The classic definition of the privacy right in US law is "the right to be left alone". It seems to me that whatever you call this "noninterference", it is synonymous with the de facto assertion of an affirmative right to privacy -- except in the case of women as a class.
Is religious freedom to discriminate just a "negative" right? Is it really just about leaving discriminatory religious employers alone?
Or is all this "religious freedom" talk just a whole lot of hypocritical legal verbiage justifying religious employers harming the public, claiming their right to be left alone to discriminate is legitimate, but women have no legitimate right to be free of the discrimination?
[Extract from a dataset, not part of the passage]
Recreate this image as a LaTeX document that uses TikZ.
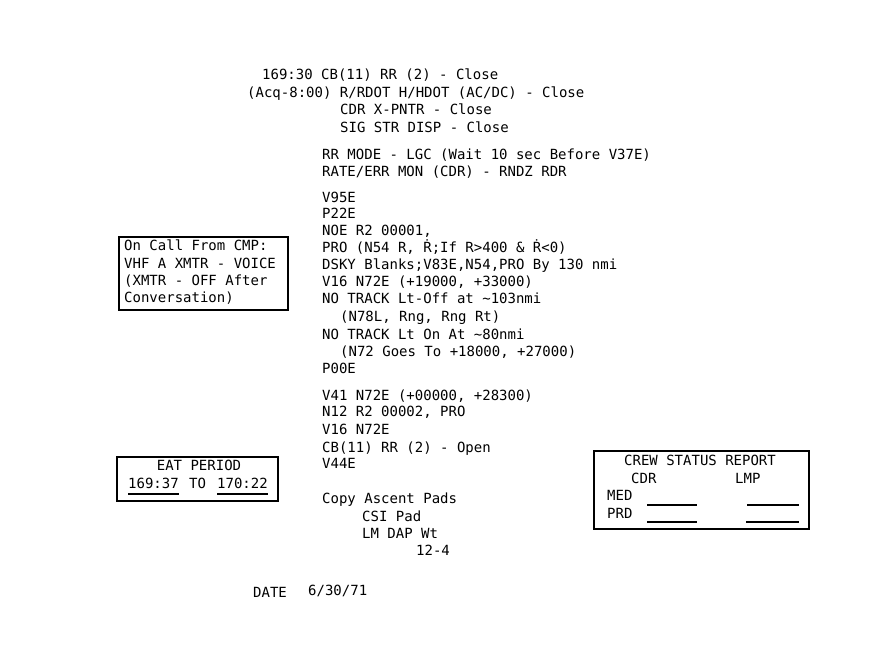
\documentclass[tikz,border=0pt]{standalone}
\usepackage{fontspec}
\newfontfamily\typer{DejaVu Sans Mono}
\tikzstyle{every node}=[font={\typer\fontsize{14pt}{17.2pt}\selectfont},inner sep=0pt]
\tikzstyle{entry}=[anchor=base west]
\tikzstyle{panel}=[draw,line width=1.8pt,anchor=north west]
\tikzstyle{blank}=[line width=1.3pt]

\begin{document}
\begin{tikzpicture}[x=1pt,y=-1pt]
  \useasboundingbox (0,0) rectangle (870,662);
  \fill[white] (0,0) rectangle (870,662);
  % main checklist column
  \foreach \x/\y/\txt [count=\i] in {
    262/79/{169:30 CB(11) RR (2) - Close},
    247/97/{(Acq-8:00) R/RDOT H/HDOT (AC/DC) - Close},
    340/114/{CDR X-PNTR - Close},
    340/132/{SIG STR DISP - Close},
    322/159/{RR MODE - LGC (Wait 10 sec Before V37E)},
    322/176/{RATE/ERR MON (CDR) - RNDZ RDR},
    322/202/{V95E},
    322/218/{P22E},
    322/235/{NOE R2 00001,},
    322/252/{PRO (N54 R, Ṙ;If R>400 \& Ṙ<0)},
    322/269/{DSKY Blanks;V83E,N54,PRO By 130 nmi},
    322/286/{V16 N72E (+19000, +33000)},
    322/303/{NO TRACK Lt-Off at \textasciitilde103nmi},
    340/321/{(N78L, Rng, Rng Rt)},
    322/339/{NO TRACK Lt On At \textasciitilde80nmi},
    340/356/{(N72 Goes To +18000, +27000)},
    322/373/{P00E},
    322/400/{V41 N72E (+00000, +28300)},
    322/416/{N12 R2 00002, PRO},
    322/434/{V16 N72E},
    322/452/{CB(11) RR (2) - Open},
    322/468/{V44E},
    322/503/{Copy Ascent Pads},
    362/521/{CSI Pad},
    362/538/{LM DAP Wt},
    416/555/{12-4}}
    \node[entry] (step\i) at (\x,\y) {\txt};
  \node[entry] (date) at (253,597) {DATE};
  \node[entry] (dateval) at (308,595) {6/30/71};
  % call box
  \node[panel,minimum width=169pt,minimum height=73pt] (callbox) at (118,236) {};
  \foreach \y/\txt [count=\i] in {
    250/{On Call From CMP:},
    268/{VHF A XMTR - VOICE},
    285/{(XMTR - OFF After},
    302/{Conversation)}}
    \node[entry] (call\i) at (124,\y) {\txt};
  % eat period box
  \node[panel,minimum width=161pt,minimum height=44pt] (eatbox) at (116,456) {};
  \node[anchor=base] (eattitle) at (199,470) {EAT PERIOD};
  \node[entry] (eatfrom) at (128,488) {169:37};
  \node[entry] (eatto) at (189,488) {TO};
  \node[entry] (eatuntil) at (217,488) {170:22};
  \draw[blank] ([yshift=-6pt]eatfrom.base west) -- ([yshift=-6pt]eatfrom.base east);
  \draw[blank] ([yshift=-6pt]eatuntil.base west) -- ([yshift=-6pt]eatuntil.base east);
  % crew status box
  \node[panel,minimum width=215pt,minimum height=78pt] (crewbox) at (593,450) {};
  \node[anchor=base] (crewtitle) at (700,465) {CREW STATUS REPORT};
  \node[entry] (cdr) at (631,483) {CDR};
  \node[entry] (lmp) at (735,483) {LMP};
  \node[entry] (med) at (607,500) {MED};
  \node[entry] (prd) at (607,518) {PRD};
  \draw[blank] (647,505) -- (697,505);
  \draw[blank] (747,505) -- (799,505);
  \draw[blank] (647,522) -- (697,522);
  \draw[blank] (746,522) -- (799,522);
\end{tikzpicture}
\end{document}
Turning back to Justice Thomas: delve into his own personal life in a congressional hearing, no way; comply with a Congressional subpoena for the president's "private" tax records, not happening; tell religious employers they can't discriminate, ixnay. Privacy!
But deny women insurance coverage for contraception otherwise available because they must be "compelled to reproduce", as John Stuart Mill put it? You betcha.
And that's my little comparison regarding the privacy right under male domination.